[PATCH] D15425: AMDGPU/SI: Select constant loads with non-uniform addresses to MUBUF instructions

Thu Dec 10 11:10:17 PST 2015

arsenm added inline comments.

================
Comment at: lib/Target/AMDGPU/AMDGPUAnnotateUniformValues.cpp:37-39
@@ +36,5 @@
+
+  void setAllBranchesUniform(bool Uniform) {
+    if (AllBranchesUniform) *AllBranchesUniform = Uniform;
+  }
+
----------------
This + AllBranchesUniform don't seem to be used anywhere

================
Comment at: lib/Target/AMDGPU/AMDGPUAnnotateUniformValues.cpp:87
@@ +86,3 @@
+
+  return false;
+}
----------------
Should return true as the conservative default if not recording when changes are actually made

================
Comment at: lib/Target/AMDGPU/AMDGPUTargetMachine.cpp:282-283
@@ -280,2 +281,4 @@
   addPass(createSITypeRewriter());
   addPass(createSIAnnotateControlFlowPass());
+  addPass(createAMDGPUAnnotateUniformValues());
+
----------------
Why is this run after the control flow annotate pass?

================
Comment at: lib/Target/AMDGPU/AMDGPUTargetTransformInfo.cpp:95-96
@@ +94,4 @@
+
+static bool isIntrinsicSourceOfDivergence(const TargetIntrinsicInfo *TII,
+                                          const IntrinsicInst *I) {
+  switch (I->getIntrinsicID()) {
----------------
I think the implementation of isSourceOfDivergence should be committed as a separate patch

================
Comment at: lib/Target/AMDGPU/AMDGPUTargetTransformInfo.cpp:111-118
@@ +110,10 @@
+
+  StringRef Name = I->getCalledFunction()->getName();
+  switch (TII->lookupName((const char *)Name.bytes_begin(), Name.size())) {
+  default:
+    return false;
+  case AMDGPUIntrinsic::SI_tid:
+  case AMDGPUIntrinsic::SI_vs_load_input:
+  case AMDGPUIntrinsic::SI_fs_constant:
+  case AMDGPUIntrinsic::SI_fs_interp:
+    return true;
----------------
I think we should just move these into the public header so we get the enum IDs.
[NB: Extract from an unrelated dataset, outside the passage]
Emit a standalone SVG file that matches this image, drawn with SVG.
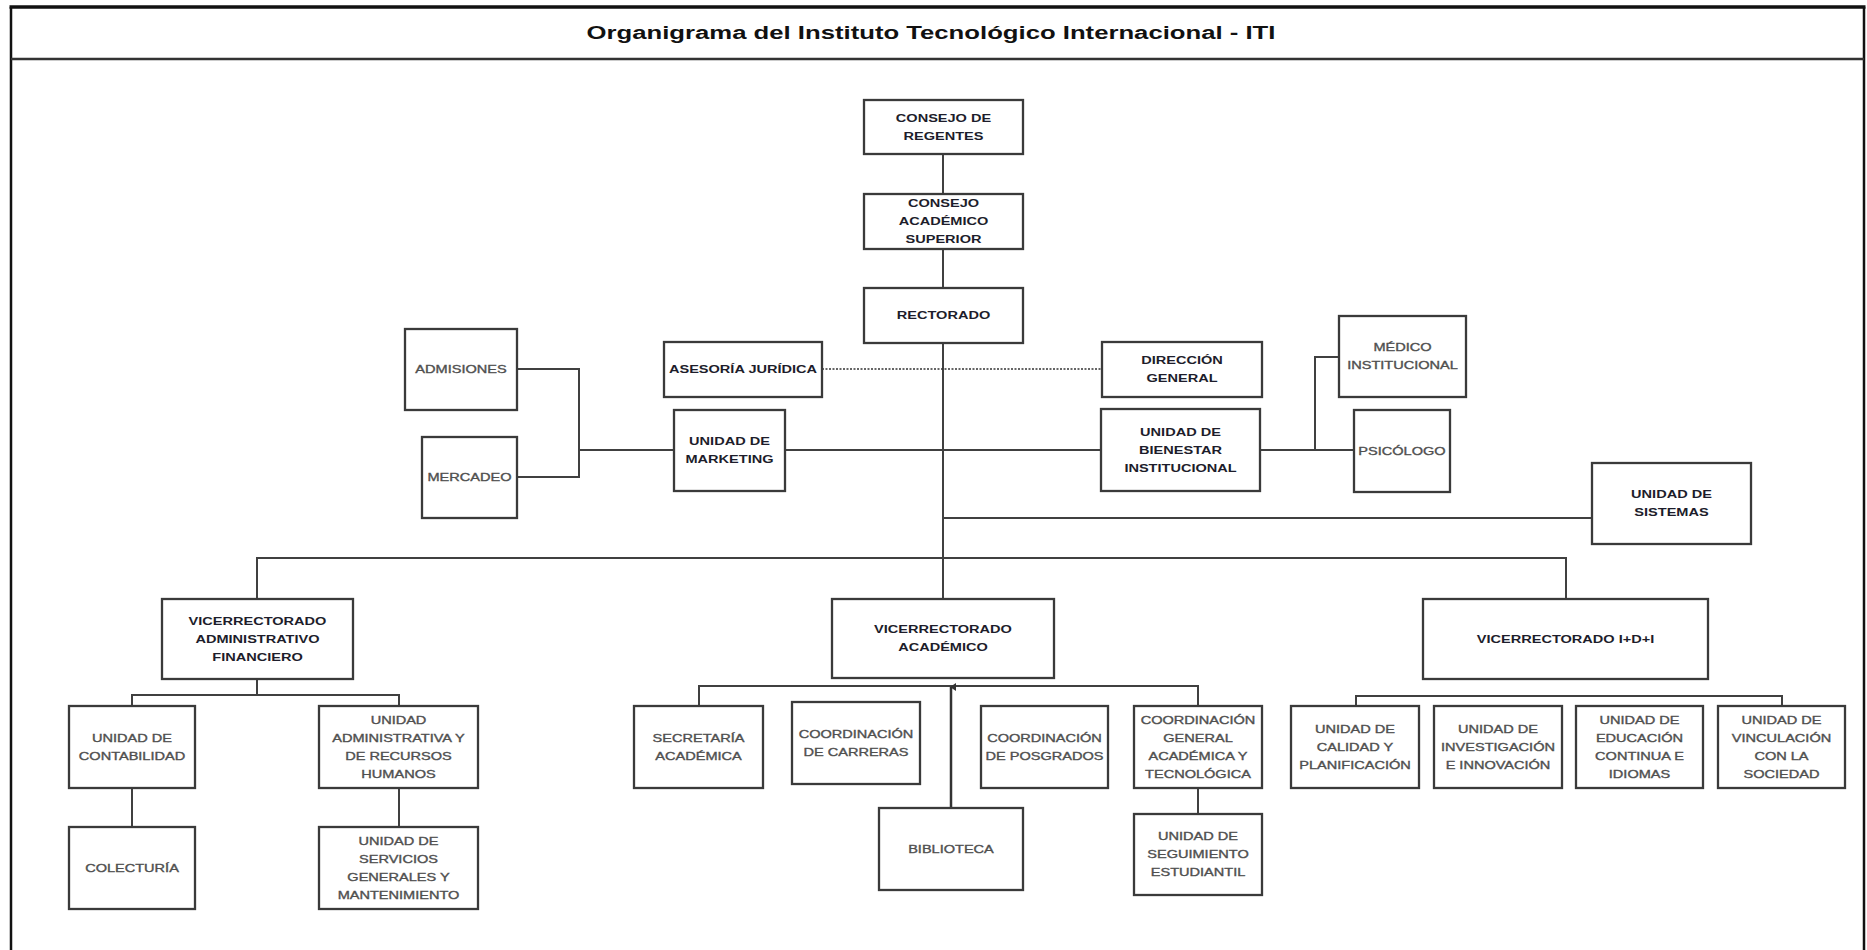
<svg xmlns="http://www.w3.org/2000/svg" width="1867" height="950" viewBox="0 0 1867 950">
<style>
.box{fill:#fff;stroke:#3a3a3a;stroke-width:2.3}
.ln{fill:none;stroke:#404040;stroke-width:2}
.dot{fill:none;stroke:#333;stroke-width:1.5;stroke-dasharray:2 1.5}
text{font-family:"Liberation Sans",Arial,sans-serif;font-size:11.2px;text-anchor:middle}
.b{font-weight:bold;fill:#1d1d2b}
.g{font-weight:normal;fill:#4f4f4f;stroke:#4f4f4f;stroke-width:0.35}
.title{font-size:18.5px;font-weight:bold;fill:#111}
</style>
<defs>
<marker id="arr" markerWidth="8" markerHeight="8" refX="4" refY="1" orient="auto-start-reverse" markerUnits="userSpaceOnUse" viewBox="0 0 8 8">
<path d="M0,6 L4,0 L8,6 Z" fill="#333"/>
</marker>
</defs>
<rect width="1867" height="950" fill="#fff"/>
<g id="frame">
<line x1="11" y1="7" x2="11" y2="950" stroke="#111" stroke-width="2.5"/>
<line x1="1864" y1="7" x2="1864" y2="950" stroke="#111" stroke-width="2.5"/>
<line x1="9.5" y1="7" x2="1865.5" y2="7" stroke="#111" stroke-width="3.5"/>
<line x1="11" y1="59" x2="1864" y2="59" stroke="#333" stroke-width="2.5"/>
<text class="title" transform="translate(931 0) scale(1.39 1)" x="0" y="39.5">Organigrama del Instituto Tecnológico Internacional - ITI</text>
</g>
<g id="connectors">
<path class="ln" d="M943,154 V194 M943,249 V288 M943,343 V599"/>
<path class="dot" d="M822,369 H1102"/>
<path class="ln" d="M517,369 H579 V477 H517 M579,450 H674 M785,450 H1101"/>
<path class="ln" d="M1260,450 H1354 M1315,450 V357 H1339"/>
<path class="ln" d="M943,518 H1592"/>
<path class="ln" d="M257,599 V558 H1566 V599"/>
<path class="ln" d="M257,679 V695 M132,706 V695 H399 V706 M132,788 V827 M399,788 V827"/>
<path class="ln" d="M699,706 V686 H1198 V706 M1198,788 V814"/>
<path class="ln" d="M1356,706 V696 H1782 V706"/>
<path fill="none" stroke="#333" stroke-width="2.5" d="M951,808 V687" marker-end="url(#arr)"/>
</g>
<g id="n-regentes"><rect class="box" x="864" y="100" width="159" height="54"/><text class="b" transform="translate(943.5 0) scale(1.3 1)"><tspan x="0" y="122">CONSEJO DE</tspan><tspan x="0" y="140">REGENTES</tspan></text></g>
<g id="n-cas"><rect class="box" x="864" y="194" width="159" height="55"/><text class="b" transform="translate(943.5 0) scale(1.3 1)"><tspan x="0" y="207.5">CONSEJO</tspan><tspan x="0" y="225.5">ACADÉMICO</tspan><tspan x="0" y="243.5">SUPERIOR</tspan></text></g>
<g id="n-rectorado"><rect class="box" x="864" y="288" width="159" height="55"/><text class="b" transform="translate(943.5 0) scale(1.3 1)"><tspan x="0" y="319.5">RECTORADO</tspan></text></g>
<g id="n-asesoria"><rect class="box" x="664" y="342" width="158" height="55"/><text class="b" transform="translate(743 0) scale(1.3 1)"><tspan x="0" y="373.5">ASESORÍA JURÍDICA</tspan></text></g>
<g id="n-direccion"><rect class="box" x="1102" y="342" width="160" height="55"/><text class="b" transform="translate(1182 0) scale(1.3 1)"><tspan x="0" y="364.5">DIRECCIÓN</tspan><tspan x="0" y="382.5">GENERAL</tspan></text></g>
<g id="n-admisiones"><rect class="box" x="405" y="329" width="112" height="81"/><text class="g" transform="translate(461 0) scale(1.3 1)"><tspan x="0" y="373.5">ADMISIONES</tspan></text></g>
<g id="n-mercadeo"><rect class="box" x="422" y="437" width="95" height="81"/><text class="g" transform="translate(469.5 0) scale(1.3 1)"><tspan x="0" y="481.5">MERCADEO</tspan></text></g>
<g id="n-marketing"><rect class="box" x="674" y="410" width="111" height="81"/><text class="b" transform="translate(729.5 0) scale(1.3 1)"><tspan x="0" y="445.5">UNIDAD DE</tspan><tspan x="0" y="463.5">MARKETING</tspan></text></g>
<g id="n-bienestar"><rect class="box" x="1101" y="409" width="159" height="82"/><text class="b" transform="translate(1180.5 0) scale(1.3 1)"><tspan x="0" y="436">UNIDAD DE</tspan><tspan x="0" y="454">BIENESTAR</tspan><tspan x="0" y="472">INSTITUCIONAL</tspan></text></g>
<g id="n-medico"><rect class="box" x="1339" y="316" width="127" height="81"/><text class="g" transform="translate(1402.5 0) scale(1.3 1)"><tspan x="0" y="351.5">MÉDICO</tspan><tspan x="0" y="369.5">INSTITUCIONAL</tspan></text></g>
<g id="n-psicologo"><rect class="box" x="1354" y="410" width="96" height="82"/><text class="g" transform="translate(1402 0) scale(1.3 1)"><tspan x="0" y="455">PSICÓLOGO</tspan></text></g>
<g id="n-sistemas"><rect class="box" x="1592" y="463" width="159" height="81"/><text class="b" transform="translate(1671.5 0) scale(1.3 1)"><tspan x="0" y="498.5">UNIDAD DE</tspan><tspan x="0" y="516.5">SISTEMAS</tspan></text></g>
<g id="n-vaf"><rect class="box" x="162" y="599" width="191" height="80"/><text class="b" transform="translate(257.5 0) scale(1.3 1)"><tspan x="0" y="625">VICERRECTORADO</tspan><tspan x="0" y="643">ADMINISTRATIVO</tspan><tspan x="0" y="661">FINANCIERO</tspan></text></g>
<g id="n-va"><rect class="box" x="832" y="599" width="222" height="79"/><text class="b" transform="translate(943 0) scale(1.3 1)"><tspan x="0" y="633.5">VICERRECTORADO</tspan><tspan x="0" y="651.5">ACADÉMICO</tspan></text></g>
<g id="n-vidi"><rect class="box" x="1423" y="599" width="285" height="80"/><text class="b" transform="translate(1565.5 0) scale(1.3 1)"><tspan x="0" y="643">VICERRECTORADO I+D+I</tspan></text></g>
<g id="n-contabilidad"><rect class="box" x="69" y="706" width="126" height="82"/><text class="g" transform="translate(132 0) scale(1.3 1)"><tspan x="0" y="742">UNIDAD DE</tspan><tspan x="0" y="760">CONTABILIDAD</tspan></text></g>
<g id="n-adminrrhh"><rect class="box" x="319" y="706" width="159" height="82"/><text class="g" transform="translate(398.5 0) scale(1.3 1)"><tspan x="0" y="724">UNIDAD</tspan><tspan x="0" y="742">ADMINISTRATIVA Y</tspan><tspan x="0" y="760">DE RECURSOS</tspan><tspan x="0" y="778">HUMANOS</tspan></text></g>
<g id="n-colecturia"><rect class="box" x="69" y="827" width="126" height="82"/><text class="g" transform="translate(132 0) scale(1.3 1)"><tspan x="0" y="872">COLECTURÍA</tspan></text></g>
<g id="n-servicios"><rect class="box" x="319" y="827" width="159" height="82"/><text class="g" transform="translate(398.5 0) scale(1.3 1)"><tspan x="0" y="845">UNIDAD DE</tspan><tspan x="0" y="863">SERVICIOS</tspan><tspan x="0" y="881">GENERALES Y</tspan><tspan x="0" y="899">MANTENIMIENTO</tspan></text></g>
<g id="n-secretaria"><rect class="box" x="634" y="706" width="129" height="82"/><text class="g" transform="translate(698.5 0) scale(1.3 1)"><tspan x="0" y="742">SECRETARÍA</tspan><tspan x="0" y="760">ACADÉMICA</tspan></text></g>
<g id="n-carreras"><rect class="box" x="792" y="702" width="128" height="82"/><text class="g" transform="translate(856 0) scale(1.3 1)"><tspan x="0" y="738">COORDINACIÓN</tspan><tspan x="0" y="756">DE CARRERAS</tspan></text></g>
<g id="n-biblioteca"><rect class="box" x="879" y="808" width="144" height="82"/><text class="g" transform="translate(951 0) scale(1.3 1)"><tspan x="0" y="853">BIBLIOTECA</tspan></text></g>
<g id="n-posgrados"><rect class="box" x="981" y="706" width="127" height="82"/><text class="g" transform="translate(1044.5 0) scale(1.3 1)"><tspan x="0" y="742">COORDINACIÓN</tspan><tspan x="0" y="760">DE POSGRADOS</tspan></text></g>
<g id="n-coordgeneral"><rect class="box" x="1134" y="706" width="128" height="82"/><text class="g" transform="translate(1198 0) scale(1.3 1)"><tspan x="0" y="724">COORDINACIÓN</tspan><tspan x="0" y="742">GENERAL</tspan><tspan x="0" y="760">ACADÉMICA Y</tspan><tspan x="0" y="778">TECNOLÓGICA</tspan></text></g>
<g id="n-seguimiento"><rect class="box" x="1134" y="814" width="128" height="81"/><text class="g" transform="translate(1198 0) scale(1.3 1)"><tspan x="0" y="840.5">UNIDAD DE</tspan><tspan x="0" y="858.5">SEGUIMIENTO</tspan><tspan x="0" y="876.5">ESTUDIANTIL</tspan></text></g>
<g id="n-calidad"><rect class="box" x="1291" y="706" width="128" height="82"/><text class="g" transform="translate(1355 0) scale(1.3 1)"><tspan x="0" y="733">UNIDAD DE</tspan><tspan x="0" y="751">CALIDAD Y</tspan><tspan x="0" y="769">PLANIFICACIÓN</tspan></text></g>
<g id="n-investigacion"><rect class="box" x="1434" y="706" width="128" height="82"/><text class="g" transform="translate(1498 0) scale(1.3 1)"><tspan x="0" y="733">UNIDAD DE</tspan><tspan x="0" y="751">INVESTIGACIÓN</tspan><tspan x="0" y="769">E INNOVACIÓN</tspan></text></g>
<g id="n-educacion"><rect class="box" x="1576" y="706" width="127" height="82"/><text class="g" transform="translate(1639.5 0) scale(1.3 1)"><tspan x="0" y="724">UNIDAD DE</tspan><tspan x="0" y="742">EDUCACIÓN</tspan><tspan x="0" y="760">CONTINUA E</tspan><tspan x="0" y="778">IDIOMAS</tspan></text></g>
<g id="n-vinculacion"><rect class="box" x="1718" y="706" width="127" height="82"/><text class="g" transform="translate(1781.5 0) scale(1.3 1)"><tspan x="0" y="724">UNIDAD DE</tspan><tspan x="0" y="742">VINCULACIÓN</tspan><tspan x="0" y="760">CON LA</tspan><tspan x="0" y="778">SOCIEDAD</tspan></text></g>
</svg>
I think mesa already  directly uses these, so it's where they belong anyway.

================
Comment at: lib/Target/AMDGPU/AMDGPUTargetTransformInfo.cpp:119
@@ +118,3 @@
+  case AMDGPUIntrinsic::SI_fs_interp:
+    return true;
+  }
----------------
Do image/sample instructions need to be considered divergent? We also need some of the cross lane intrinsics but I'm not sure we have those yet

================
Comment at: lib/Target/AMDGPU/AMDGPUTargetTransformInfo.cpp:125
@@ +124,3 @@
+/// \returns true if the result of the value could potentially be
+/// different across threads.
+bool AMDGPUTTIImpl::isSourceOfDivergence(const Value *V) const {
----------------
s/threads/workitems in a wavefront/

================
Comment at: lib/Target/AMDGPU/AMDGPUTargetTransformInfo.cpp:137-138
@@ +136,4 @@
+
+    if (F->getAttributes().hasAttribute(A->getArgNo(), Attribute::InReg))
+      return false;
+
----------------
I think this should be split into a function called something like isArgPassedInSGPR with a comment about how inreg is interpreted

================
Comment at: lib/Target/AMDGPU/AMDGPUTargetTransformInfo.cpp:141-142
@@ +140,4 @@
+    LLVMContext &Ctx = V->getContext();
+    return V->getType() == Type::getInt32Ty(Ctx) ||
+           V->getType() == Type::getFloatTy(Ctx);
+
----------------
Ty->isInt32Ty() / isFloatTy() would be better

================
Comment at: lib/Target/AMDGPU/SIISelLowering.cpp:514
@@ +513,3 @@
+	// UndefValue means this is a load of a kernel input.  These are uniform.
+	if (isa<UndefValue>(Ptr) || isa<Argument>(Ptr))
+		return true;
----------------
This maybe should check constant isa<Constant> which happens occasionally for LDS

================
Comment at: lib/Target/AMDGPU/SIInstructions.td:2111
@@ +2110,3 @@
+// selector to prefer those.
+let AddedComplexity = 10000 in {
+
----------------
A smaller number would be better. 10 is probably more than enough


http://reviews.llvm.org/D15425